Is It Me… Or?

I sure know how to pick ’em.

I’ve never been in a relationship. I’ve had lustful interests and a handful of successful “date” outings, but never a real partner. My first faux relationship happened during my sophomore year; I frequented a coffee truck right outside my college and the guy always made my coffee order. From there, we went on a few dates and him being the first guy I’ve ever dated, I put all my trust in him. I believed every word he said and admired his gestures. I then sublet my apartment to him since I was going to be gone for a few months.

I was a virgin, and he was a grown man with sexual experience.

I came back from my roadtrip and discovered he fulfilled his needs with a woman six years older than him. I trusted my gut and kicked him out of my apartment. After that moment, I realised his talent with words. He was a manipulative, sex-craved man and I was a naive, inexperienced girl.

Later down the line, I had a few more dates here and there but never pursued or been pursued further.

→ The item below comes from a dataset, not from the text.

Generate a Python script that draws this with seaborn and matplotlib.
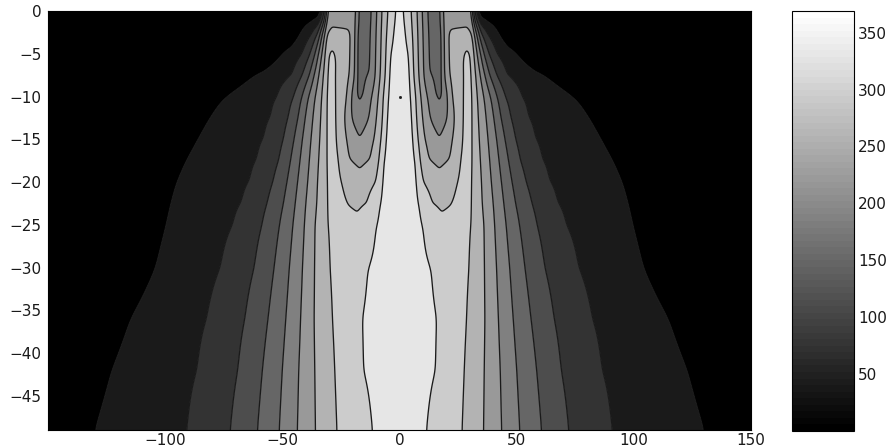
import numpy as np
import matplotlib
matplotlib.use("Agg")
import matplotlib.pyplot as plt
from matplotlib.colors import ListedColormap, Normalize
from matplotlib.cm import ScalarMappable
import seaborn as sns

# ---------------- data ----------------
# contour level scale (index -> data value); colorbar runs 0..369
LEVEL_INDEX = [0, 1, 2, 3, 4, 5, 6, 7, 8, 9, 10]
LEVEL_VALUE = [0.0, 36.9, 73.8, 110.7, 147.6, 184.5, 221.4, 258.3, 295.2, 332.1, 369.0]
BAND_GRAY = [0.0, 0.1, 0.2, 0.3, 0.4, 0.5, 0.6, 0.7, 0.8, 0.9]

CBAR_TICKS = [50, 100, 150, 200, 250, 300, 350]
X_TICKS = [-100, -50, 0, 50, 100, 150]
Y_TICKS = [0, -5, -10, -15, -20, -25, -30, -35, -40, -45]

# half-profiles (x >= 0, field symmetric) at several depths:
# knot positions |x| and the field value there, in level-index units
D00_X = [0, 1.5, 5, 7.5, 9.7, 11.8, 15, 17.5, 18.5, 20.5, 29, 30.5, 31, 31.5, 32, 32.5, 33.5, 34.5, 200]
D00_V = [9.6, 9, 8, 7, 6, 5, 4.6, 5, 6, 6.6, 6.6, 6, 5, 4, 3, 2, 1, 0, 0]

D02_X = [0, 2.5, 5.5, 7.8, 10, 12.2, 15.5, 18, 19, 20.5, 22, 29, 31, 32, 33, 34, 35, 37.5, 42, 46.5, 200]
D02_V = [9.6, 9, 8, 7, 6, 5, 4.6, 5, 6, 7, 7.1, 7.1, 7, 6, 5, 4, 3, 2, 1, 0, 0]

D05_X = [0, 4, 5.8, 8, 10.2, 12.4, 15.8, 18.2, 19, 21, 27.2, 28.7, 30.3, 31.8, 33.2, 34.7, 36.1, 38.2, 41.8, 50, 58.2, 200]
D05_V = [9.55, 9, 8, 7, 6, 5, 4.7, 5, 6, 7, 8, 8.3, 8, 7, 6, 5, 4, 3, 2, 1, 0, 0]

D07_X = [0, 4.5, 6, 8.2, 10.3, 12.5, 16, 18.4, 19, 21.2, 27.4, 29, 30.7, 32.5, 34.5, 36.5, 38.5, 41.5, 46, 62, 78, 200]
D07_V = [9.55, 9, 8, 7, 6, 5, 4.85, 5, 6, 7, 8, 8.35, 8, 7, 6, 5, 4, 3, 2, 1, 0, 0]

D10_X = [0, 5, 6.9, 9.1, 12, 15.3, 17, 18.7, 20.5, 22.5, 27.3, 29, 31, 33.2, 36.1, 39, 41.8, 45.4, 52.5, 75, 97.5, 200]
D10_V = [9.5, 9, 8, 7, 6, 5, 4.9, 5, 6, 7, 8, 8.4, 8, 7, 6, 5, 4, 3, 2, 1, 0, 0]

D12_X = [0, 5.5, 7.2, 9.8, 13, 17, 20.5, 23.5, 27.2, 29.2, 31, 33.6, 37, 40.3, 43.3, 47.5, 55, 81, 107, 200]
D12_V = [9.5, 9, 8, 7, 6, 5.25, 6, 7, 8, 8.45, 8, 7, 6, 5, 4, 3, 2, 1, 0, 0]

D15_X = [0, 6, 7.8, 10.8, 17, 22.6, 27, 29, 31, 34, 37.8, 41.5, 45, 49.5, 58, 86, 114, 200]
D15_V = [9.5, 9, 8, 7, 6.1, 7, 8, 8.45, 8, 7, 6, 5, 4, 3, 2, 1, 0, 0]

D17_X = [0, 7, 8.7, 12.5, 17, 21.5, 26, 29, 31, 34.5, 38.5, 42.5, 46.5, 51.5, 61, 91, 121, 200]
D17_V = [9.5, 9, 8, 7, 6.8, 7, 8, 8.4, 8, 7, 6, 5, 4, 3, 2, 1, 0, 0]

D20_X = [0, 7.5, 10, 17, 24.5, 29, 30.8, 35, 39.2, 43.5, 48, 54, 64, 95, 126, 200]
D20_V = [9.5, 9, 8, 7.35, 8, 8.35, 8, 7, 6, 5, 4, 3, 2, 1, 0, 0]

D22_X = [0, 8.5, 14, 17.5, 22, 29, 30.7, 35.3, 40, 44.5, 49.5, 56.5, 67.5, 97.5, 127.5, 200]
D22_V = [9.5, 9, 8, 7.92, 8, 8.3, 8, 7, 6, 5, 4, 3, 2, 1, 0, 0]

D25_X = [0, 10, 18, 26, 30.7, 36.1, 40.6, 45.5, 51.2, 58.7, 71.2, 99.5, 127.8, 200]
D25_V = [9.5, 9, 8.12, 8.2, 8, 7, 6, 5, 4, 3, 2, 1, 0, 0]

D30_X = [0, 13.5, 29.8, 36.3, 41.4, 47, 53.5, 62, 76.5, 104, 131.5, 200]
D30_V = [9.5, 9, 8, 7, 6, 5, 4, 3, 2, 1, 0, 0]

D36_X = [0, 16, 28.7, 36.5, 42.2, 48.5, 56.1, 66, 82.4, 114.7, 147, 200]
D36_V = [9.5, 9, 8, 7, 6, 5, 4, 3, 2, 1, 0, 0]

D42_X = [0, 15.5, 27.7, 36.2, 43, 50, 58.5, 69, 86.5, 122.7, 158.9, 200]
D42_V = [9.5, 9, 8, 7, 6, 5, 4, 3, 2, 1, 0, 0]

D49_X = [0, 11.6, 26.8, 35.9, 43.6, 51.3, 60.6, 72.2, 90.8, 129.9, 169, 200]
D49_V = [9.5, 9, 8, 7, 6, 5, 4, 3, 2, 1, 0, 0]

ROW_DEPTHS = [-49, -42, -36, -30, -25, -22.5, -20, -17.5, -15, -12.5, -10, -7.5, -5, -2.5, 0]
ROW_KNOTS = [(D49_X, D49_V), (D42_X, D42_V), (D36_X, D36_V), (D30_X, D30_V),
             (D25_X, D25_V), (D22_X, D22_V), (D20_X, D20_V), (D17_X, D17_V),
             (D15_X, D15_V), (D12_X, D12_V), (D10_X, D10_V), (D07_X, D07_V),
             (D05_X, D05_V), (D02_X, D02_V), (D00_X, D00_V)]

MARK_X = [0]
MARK_Y = [-10]

# ---------------- build the gridded field ----------------
xg = np.linspace(-150, 150, 1201)     # 0.25 spacing
yg = np.linspace(-49, 0, 491)         # 0.1 spacing
ax_abs = np.abs(xg)
profiles = np.array([np.interp(ax_abs, kx, kv) for kx, kv in ROW_KNOTS])
nrow = len(ROW_DEPTHS)
weights = np.array([np.interp(yg, ROW_DEPTHS, np.eye(nrow)[j]) for j in range(nrow)]).T
Z_idx = weights @ profiles


def _smooth_axis(a, sigma_cells, axis):
    r = int(3 * sigma_cells) + 1
    k = np.exp(-0.5 * (np.arange(-r, r + 1) / sigma_cells) ** 2)
    k /= k.sum()
    pad = [(0, 0), (0, 0)]
    pad[axis] = (r, r)
    ap = np.pad(a, pad, mode='edge')
    return np.apply_along_axis(lambda v: np.convolve(v, k, mode='valid'), axis, ap)


Z_idx = _smooth_axis(Z_idx, 8.0, 0)   # ~0.8 depth units
Z_idx = _smooth_axis(Z_idx, 2.0, 1)   # ~0.5 x units
Z = np.interp(Z_idx, LEVEL_INDEX, LEVEL_VALUE)
XX, YY = np.meshgrid(xg, yg)

# ---------------- draw ----------------
sns.set_theme(style="white")
plt.rcParams['font.family'] = ['DejaVu Sans']
plt.rcParams['axes.unicode_minus'] = True

W, H = 894, 448
fig = plt.figure(figsize=(W / 100, H / 100), dpi=100)
fig.patch.set_facecolor('white')
ax = fig.add_axes([48 / W, 1 - 430 / H, (751 - 48) / W, (430 - 11) / H])
cax = fig.add_axes([792 / W, 1 - 431 / H, 62 / W, 420 / H])

band_colors = [(g, g, g) for g in BAND_GRAY]
ax.contourf(XX, YY, Z, levels=LEVEL_VALUE, colors=band_colors, antialiased=True)
ax.contour(XX, YY, Z, levels=LEVEL_VALUE[1:10], colors='k', linewidths=0.95)
ax.plot(MARK_X, MARK_Y, linestyle='none', marker='s', markersize=1.0, color='k')

ax.set_xlim(-150, 150)
ax.set_ylim(-49, 0)
ax.set_xticks(X_TICKS)
ax.set_yticks(Y_TICKS)
ax.tick_params(axis='both', direction='in', length=5, width=0.6, labelsize=11,
               colors='k', top=False, right=False)
ax.tick_params(axis='x', pad=2.5)
ax.tick_params(axis='y', pad=4.5)
for s in ax.spines.values():
    s.set_color('black')
    s.set_linewidth(0.8)

cmap = ListedColormap([(g, g, g) for g in np.linspace(0.0, 1.0, 64)])
sm = ScalarMappable(norm=Normalize(vmin=0, vmax=369), cmap=cmap)
cb = fig.colorbar(sm, cax=cax, ticks=CBAR_TICKS)
cb.outline.set_edgecolor('black')
cb.outline.set_linewidth(0.8)
cax.tick_params(direction='in', length=5, width=0.6, labelsize=11, colors='k',
                left=True, right=True, pad=3)

fig.savefig('out.png', dpi=100, facecolor='white')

Now in Australia, I dated one man in the beginning of my stay, but he was upfront and truthful of his intentions and I appreciated it. Then I met this new man at work, who conveniently had just gotten out of a long term relationship. Six months since his break-up, he said he didn’t want to see anyone but me.

“I’m really happy with you.”

“I feel good when I’m with you”

“I really really like you.”

I, as a fool, believed him.

Fool me once, shame on you: check; fool me twice, shame on me: check check.

One day, I received a message request on Instagram. It was from his ex. I proceeded to screenshot the unnecessary long message to him, and my relationship with him has gone downhill ever since.

He’s back with his ex – my gut tells me – so I’ve made some Lemonade.

Having a relationship is like having additional emotional baggage. Another person to worry about their happiness and needs, and I have no time for that.

I want to feel appreciated and needed; I want a man to chase me; I want a man to try to get my attention; if he messes up, to go the extra mile to reestablish trust. I would do the same if I made a mistake.

In yet another failed attempt of a “relationship,” I’ve lost hope in that form of happiness. I’ve been so immature in focusing on doing things to spark guys interest in me, I’ve forgotten my worth. I’ve begun to doubt my skills, capabilities, intelligence, looks, and personality.

Why is it that I always choose those who’ll inevitably hurt me? Perhaps I’m a masochist; I do do Crossfit.

I do wonder if I’ll ever be loved by another human (parents not included). I also wonder if the guy’s interest wouldn’t have fallen had I not discovered the message request.

ANYWAYS

It’s time to grow up and stop caring about what others think, and more importantly, to stop comparing myself to others. It’s become as unhealthy as my binging of fries. To all my single ladies, don’t settle for anything less. Find a man who complements you. Through my misfortunes, I think I almost got it.